Straits Financial v. Ten Sleep Cattle, 2018 WL 328767 (N.D.Ill. 2018) examines some signature business litigation issues against the backdrop of a commodities futures and trading account dispute. Among them are the nature and scope of a guarantor’s liability, the ratification doctrine as applied to covert conduct and the reach of the Illinois consumer fraud statute.
The plaintiff brokerage firm sued a Wyoming cattle rancher and his company to recover an approximate $170K deficit in the defendants’ trading account. (The defendants previously opened a non-discretionary account with plaintiff for the purpose of locking in future livestock prices.)
The ranch owner counter-sued, alleging a rogue trader of plaintiff made unauthorized trades with defendants’ money over a three-month period. Defendants counter-sued for consumer fraud, breach of fiduciary duty and conversion. After a seven-day bench trial, the court entered a money judgment for the defendants and the plaintiff appealed.
In substantially affirming the trial court, the Seventh Circuit first tackled the plaintiff’s breach of guaranty claim. In Illinois, guarantees are strictly construed and a guarantor’s liability cannot extend beyond that which he has agreed to accept. A proverbial favorite of the law, a guarantor is given the benefit of any doubts concerning a contract’s enforceability. A guarantor’s liability is discharged if there is a “material change” in the business dealings between the parties and an increase in risk undertaken by a guarantor.
Here, the speculative trading account (the one where the broker made multiple unauthorized trades) differed vastly in form and substance from the non-discretionary account.
Since the two trading accounts differed in purpose and practice, the Court held that it would materially alter the guarantor’s risk if he was penalized for the plaintiff’s broker’s fraudulent trading spree. As a result, the Seventh Circuit affirmed the trial judge’s ruling for the defendant on the guarantee claim.
The Court then rejected plaintiff’s ratification argument: that defendants’ authorized the illegal churned trades by not timely objecting to them
An Illinois agency axiom posits that a person does not have an obligation to repudiate an illegal transaction until he has actual knowledge of all material facts involved in the transaction. Restatement (Third) of Agency, s. 4.06.
Illinois law also allows a fraud victim to seek relief as long as he renounces the fraud promptly after discovering it. A party attempting to undo a fraudulent transaction is excused from strict formalism, too.
Here, the ranch owner defendant immediately contacted the plaintiff’s broker when he learned of the improper trades and demanded the return of all money in the non-discretionary trading account. This, according to the Court, was a timely and sufficient attempt to soften the impact of the fraudulent trading.
The Court affirmed the trial court’s attorneys’ fees award to the defendants on its consumer fraud counterclaim. The Illinois Consumer Fraud Act, 815 ILCS 505/10a(c)(the “CFA”) allows a court to assess attorneys’ fees against the losing party.
The plaintiff argued that the trial judge errored by awarding attorneys’ fees expended by defendants in both CFA and non-CFA claims.
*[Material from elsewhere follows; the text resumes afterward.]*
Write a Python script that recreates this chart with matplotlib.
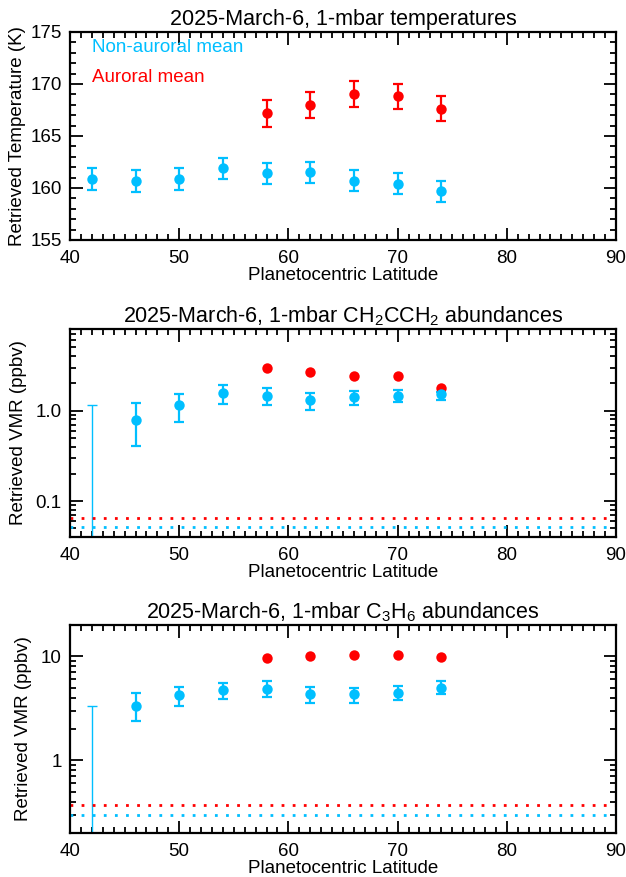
import numpy as np
import matplotlib
matplotlib.use('Agg')
import matplotlib.pyplot as plt
from matplotlib.ticker import MultipleLocator, LogLocator, FixedLocator, FixedFormatter, NullFormatter

plt.rcParams['font.family'] = ['Liberation Sans', 'DejaVu Sans']
plt.rcParams['mathtext.fontset'] = 'custom'
plt.rcParams['mathtext.rm'] = 'Liberation Sans'
plt.rcParams['mathtext.it'] = 'Liberation Sans'

BLUE = '#00BFFF'
RED = '#FF0000'

# latitudes
lat_nonaur = [42, 46, 50, 54, 58, 62, 66, 70, 74]
lat_aur = [58, 62, 66, 70, 74]

# 1-mbar temperatures (K)
temp_nonaur = [160.9, 160.7, 160.9, 161.9, 161.4, 161.5, 160.7, 160.4, 159.7]
temp_nonaur_err = [1.05, 1.05, 1.05, 1.0, 1.0, 1.0, 1.0, 1.0, 1.0]
temp_aur = [167.2, 168.0, 169.0, 168.8, 167.6]
temp_aur_err = [1.3, 1.27, 1.25, 1.22, 1.2]

# CH2CCH2 (ppbv); 42 deg is an upper limit only
allene_nonaur = [0.78, 1.15, 1.56, 1.47, 1.30, 1.40, 1.45, 1.52]
allene_nonaur_hi = [1.21, 1.53, 1.91, 1.77, 1.56, 1.64, 1.71, 1.60]
allene_nonaur_lo = [0.41, 0.74, 1.19, 1.14, 1.01, 1.15, 1.25, 1.31]
allene_aur = [3.0, 2.66, 2.40, 2.40, 1.80]
allene_upper_42 = 1.15
allene_limit_aur = 0.065
allene_limit_nonaur = 0.051

# C3H6 (ppbv)
propene_nonaur = [3.35, 4.23, 4.72, 4.86, 4.30, 4.30, 4.43, 5.0]
propene_nonaur_hi = [4.45, 5.11, 5.58, 5.75, 5.08, 5.00, 5.19, 5.83]
propene_nonaur_lo = [2.39, 3.33, 3.91, 4.02, 3.53, 3.56, 3.79, 4.30]
propene_aur = [9.6, 10.0, 10.3, 10.4, 9.8]
propene_upper_42 = 3.3
propene_limit_aur = 0.37
propene_limit_nonaur = 0.30

W, H = 626, 877
fig = plt.figure(figsize=(W / 100, H / 100), dpi=100)

def box(top, bottom):
    return [70 / W, 1 - bottom / H, 546 / W, (bottom - top) / H]

def style(ax):
    ax.set_xlim(40, 90)
    ax.xaxis.set_major_locator(MultipleLocator(10))
    ax.xaxis.set_minor_locator(MultipleLocator(1))
    ax.tick_params(which='both', direction='in', top=True, right=True, labelsize=13.5, width=1.3)
    ax.tick_params(which='major', length=9, pad=6)
    ax.tick_params(axis='x', which='major', pad=7)
    ax.tick_params(which='minor', length=4.5)
    for s in ax.spines.values():
        s.set_linewidth(1.6)
    ax.set_xlabel('Planetocentric Latitude', fontsize=13.5, labelpad=0)

eb = dict(fmt='o', ms=7.5, capsize=3.5, elinewidth=1.6, capthick=1.6, mec='none')

# temperatures
ax1 = fig.add_axes(box(32, 240))
ax1.errorbar(lat_nonaur, temp_nonaur, yerr=temp_nonaur_err, color=BLUE, **eb)
ax1.errorbar(lat_aur, temp_aur, yerr=temp_aur_err, color=RED, **eb)
ax1.set_ylim(155, 175)
ax1.yaxis.set_major_locator(MultipleLocator(5))
ax1.yaxis.set_minor_locator(MultipleLocator(1))
ax1.text(0.04, 0.925, 'Non-auroral mean', color=BLUE, fontsize=13.5, transform=ax1.transAxes, va='center')
ax1.text(0.04, 0.78, 'Auroral mean', color=RED, fontsize=13.5, transform=ax1.transAxes, va='center')
ax1.set_ylabel('Retrieved Temperature (K)', fontsize=13.5, labelpad=3)
ax1.set_title('2025-March-6, 1-mbar temperatures', fontsize=15.5, pad=5)
style(ax1)


def gas_panel(ax, vals, lo, hi, aur, upper42, lim_aur, lim_non, ylim, ticks, labels, title):
    vals = np.array(vals)
    yerr = [vals - np.array(lo), np.array(hi) - vals]
    ax.set_yscale('log')
    ax.set_ylim(*ylim)
    # upper limit at 42 deg (no retrieved point)
    ax.errorbar([lat_nonaur[0]], [ylim[0] * 0.5], yerr=[[0], [upper42 - ylim[0] * 0.5]],
                fmt='none', ecolor=BLUE, elinewidth=1.0, capsize=3.5, capthick=1.0)
    ax.errorbar(lat_nonaur[1:], vals, yerr=yerr, color=BLUE, **eb)
    ax.plot(lat_aur, aur, 'o', color=RED, ms=7.5, mec='none')
    ax.axhline(lim_aur, color=RED, ls=(0, (1, 3)), lw=2)
    ax.axhline(lim_non, color=BLUE, ls=(0, (1, 3)), lw=2)
    ax.yaxis.set_major_locator(FixedLocator(ticks))
    ax.yaxis.set_major_formatter(FixedFormatter(labels))
    ax.yaxis.set_minor_locator(LogLocator(base=10, subs=np.arange(2, 10)))
    ax.yaxis.set_minor_formatter(NullFormatter())
    ax.set_ylabel('Retrieved VMR (ppbv)', fontsize=13.5, labelpad=6)
    ax.set_title(title, fontsize=15.5, pad=5)
    style(ax)


ax2 = fig.add_axes(box(329, 537))
gas_panel(ax2, allene_nonaur, allene_nonaur_lo, allene_nonaur_hi, allene_aur, allene_upper_42,
          allene_limit_aur, allene_limit_nonaur, (0.04, 8), [0.1, 1.0], ['0.1', '1.0'],
          r'2025-March-6, 1-mbar CH$_2$CCH$_2$ abundances')

ax3 = fig.add_axes(box(625, 833))
gas_panel(ax3, propene_nonaur, propene_nonaur_lo, propene_nonaur_hi, propene_aur, propene_upper_42,
          propene_limit_aur, propene_limit_nonaur, (0.2, 20), [1, 10], ['1', '10'],
          r'2025-March-6, 1-mbar C$_3$H$_6$ abundances')

fig.savefig('out.png', dpi=100)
Plaintiff contended the trial judge should have limited his fee award strictly to the CFA claim.
Rejecting this argument, the Seventh Circuit noted that under Illinois law, where statutory fraud (which allow for fees) and common law (which don’t) claims arise from the same operative facts and involve the same evidence at trial, a court can award all fees; even ones involved in prosecuting or defending non-fee claims. And since facts tending to prove fraudulent trading “were woven throughout [the] case and the work done to develop those facts [could] not be neatly separated by claim,” the District court had discretion to allow defendants’ attorneys’ fees claim incurred in all of its counterclaims and defenses.
The Court then reversed the trial judge’s holding that the defendants failed to mitigate their damages by not reading plaintiff’s trading statements or asking about his accounts. A breach of contract or tort plaintiff normally cannot stand idly by and allow an injury to fester without making reasonable efforts to avoid further loss.
But here, since the plaintiff’s broker committed fraud – an intentional tort – any “contributory negligence” resulting from defendant not reading the mailed statements wasn’t a valid defense to the rogue broker’s fraudulent conduct.
Afterwords:
This case shows the length a court will go to make sure a fraud perpetrator doesn’t benefit from his improper conduct. Even if a fraud victim is arguably negligent in allowing the fraud to happen or in responding to it, the court will excuse the negligence in order to affix liability to the fraudster.
This case also illustrates how guarantors are favorites of the law and an increase in a guarantor’s risk or a marked change in business dealings between a creditor and a guarantor’s principal will absolve a guarantor from liability.
Finally, Ten Sleep shows that a prevailing party can get attorneys’ fees on mixed fee and non-fee claims where the same core of operative facts underlie them.